Not just based on the criteria outlined in that original post, no, I ended up doing the full fifty thousand. Why? Do I regret it? Did I learn anything? Well, in order to make my post understandable in an increasingly short-spanned world, I have broken this down into three points.
1) I need a better laptop.
Not the most interesting of discoveries, but probably the most important. My laptop, for those who haven’t encountered it, is massive, old and was bought on eBay for less than a hundred pounds about five years ago, so could well be approaching its tenth birthday. Here’s a picture of said laptop compared to a lovely modern MacBook Air.
Performance-wise, it does suffice, since it can run Word as long as I don’t use anything else at the same time. In terms of concentrating on my writing, this could be a good thing.
The reason it may get pensioned off anyway is the battery-life, which is non-existent. Once removed from power, we’re talking minutes. This was tolerable most of the time, as when I went to these communal writing events, other people had power extensions, but sometimes, major inconvenience to myself or others was caused. If I’m going to continue going to such things post-NaNo (and I might), it’s time to upgrade.
2) Other NaNo people are, it turns out, pleasant
So, yeah, I actually went to those meet-ups and it turns out other people who do NaNo in London are friendly. I’ve done the challenge a few times before, but usually as an exercise in typing away in isolation, with slight encouragement from my friend up the road.
Well, said friend dropped out of any kind of competition after about a week this year, and has also moved to Oxford, so I thought it might be interesting to go and encounter others. Not to mention, at the time I was still entirely unemployed and looking for any encouragement to stop procrastinating.
And yes, everyone was welcoming, I eventually learnt people’s names and have a few new people to talk to on Twitter, and what more could you want from anything? (If you’re me and have a skewed sense of priorities.) Oh, and one of them ended up getting a job in my office. See, if I hadn’t socialised during NaNo, an aspiring author in London might still be unemployed.
3) I also did some actual writing
Yeah, the part where I wrote fifty thousand words. As I muttered in the previous blog post, I was going to try some kind of quality-over-quantity drive, in which I produce less at a more focused speed. That obviously went out the window in the latter days, especially the final few in which I wrote approximately five thousand words each day.
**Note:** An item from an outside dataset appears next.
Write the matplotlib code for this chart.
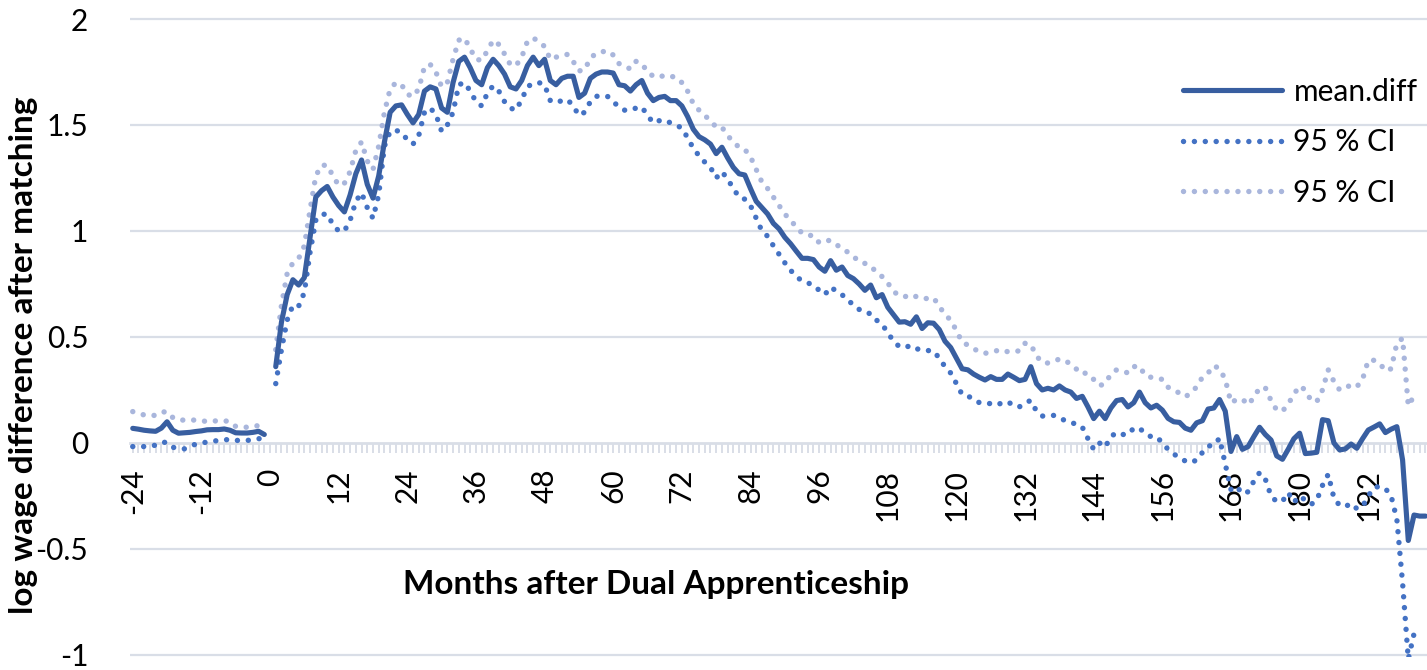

Does this mean the last 15K or so will just be deleted? Very possibly. I have shown a range of earlier chapters to people and had varying feedback (ranging from “this is really good” to “this is awful, just start again”), so there will be extensive re-writes. But I am aiming to try and keep a more ongoing rewrite process going, and end up with something that doesn’t need as many years of edits to become worthwhile.
Having said all that, I have been utterly fatigued since finishing. This and the last three or four Dork Adore reviews have been the only writing I’ve really done. I’m hoping to get back into it soon, though. We’ll see. It was definitely a positive experience, anyway.
And congrats to anyone who stuck with the whole of this blog post. More to the point, congrats to anyone who took part in NaNo, win or lose. It was a good time.